After explaining the different stages of the Friend Zone and posting an interview with someone who had actually “escaped,” it’s time to answer a much more crucial question: “How did I manage to get trapped in this shitty place?” Firstly, it’s essential to note that this information pertains only to those who are aware of their position in the Friend Zone. Secondly, if you kindly refer to the flow chart above, you’ll notice that there are five core reasons as to how you got stuck in no-pussy-land. The following is an explanation of each bullshit reason and why you shouldn’t trap yourself in any of them.
While these are blatant problems in the Friend Zone Dilemma, there are stories of people overcoming these obstacles. In the next installation, I will provide tips and suggestions on fixing these sticky situations.
1. You didn’t approach her.
Most guys think that this is absurd — a best friend would be appropriate as a boyfriend, right? Yes, it makes sense, but girls are more fond of irrational ways of thinking. When you first meet a girl (or, perhaps, “re-meet” a girl – as in, you see her for the first time after a long period of absence), she will place you in one of two categories: “a friend” or “a guy I’d have sex with.” Unless you give her a reason to be immediately attracted to you (i.e. huge bulging muscles, super intelligence, strong sense of humor – all depending on the specific girl’s tastes), you will be labeled as “a friend.” Approaching her doesn’t mean that you have to declare an undying love for her. (By the way, don’t ever fucking do that.) It simply means that if you are interested in her, you should implement gestures that spotlights your candidacy for her vagina.

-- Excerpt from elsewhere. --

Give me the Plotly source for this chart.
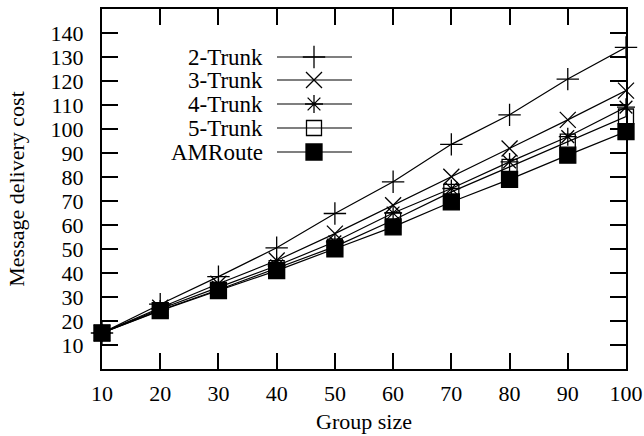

2. She’s boning someone else.
Or at least thinking about it. If she doesn’t consider you “one of her best friends” and she’s already incessantly yapping about some dudes you could give less of a shit about, then she’s subconsciously letting you know that she’s taken – whether it be her heart or her vagina. Have you realized that she won’t shut the fuck up about her ex-boyfriend? Or that intelligent Salvadorian man who she met barely a few weeks ago? Or, uh, Brad Pitt? It’s because those are the men on her mind, and those are the men that she wants to be with. Not you.
3. Too many mutual relationships.
So you guys aren’t exactly “best friends,” and she doesn’t really mention the names of any other guys. It’s probably because you’re her best friend’s boyfriend’s roommate. Or because all of her best friends are all of your best friends. Or because you and ten other people hang out all of the time. Whatever the connection may be, you probably know too many people in common. This makes her uncomfortable. While I’ve already established that women prefer irrational ways of thinking, the female is simply thinking far in advance: She is most likely afraid of the consequences that would ensue post-breakup.
4. You’ve, uh, rejected her before.
Bad news, captain. After you reject a girl and she gets over you, you’re most likely placed in the “friend” category. It hit her pride. And now she’s striking back – perhaps not too intentionally. I know that it’s heartbreaking news, but the ship set sail the moment that you told her “no.”
5. She doesn’t find you attractive.
There’s not much to say here, my friend. But it’s not because you’re ugly. Well, maybe it is. In all honesty, it completely depends on the girl’s tastes. It must be noted that all women find money/power ridiculously attractive, usually much more so than physical appearance. While money is an easy term to decipher, “power” is based on a more subjective level. Depending on the girl, “power” could mean your bicep circumference, your ability to make her laugh, or your overall GPA. It could mean the number of people you have influence over or it could mean the number of gigabytes in your hard drive. If it seems like you have all of that and more, it’s best advised to just hit the gym, man.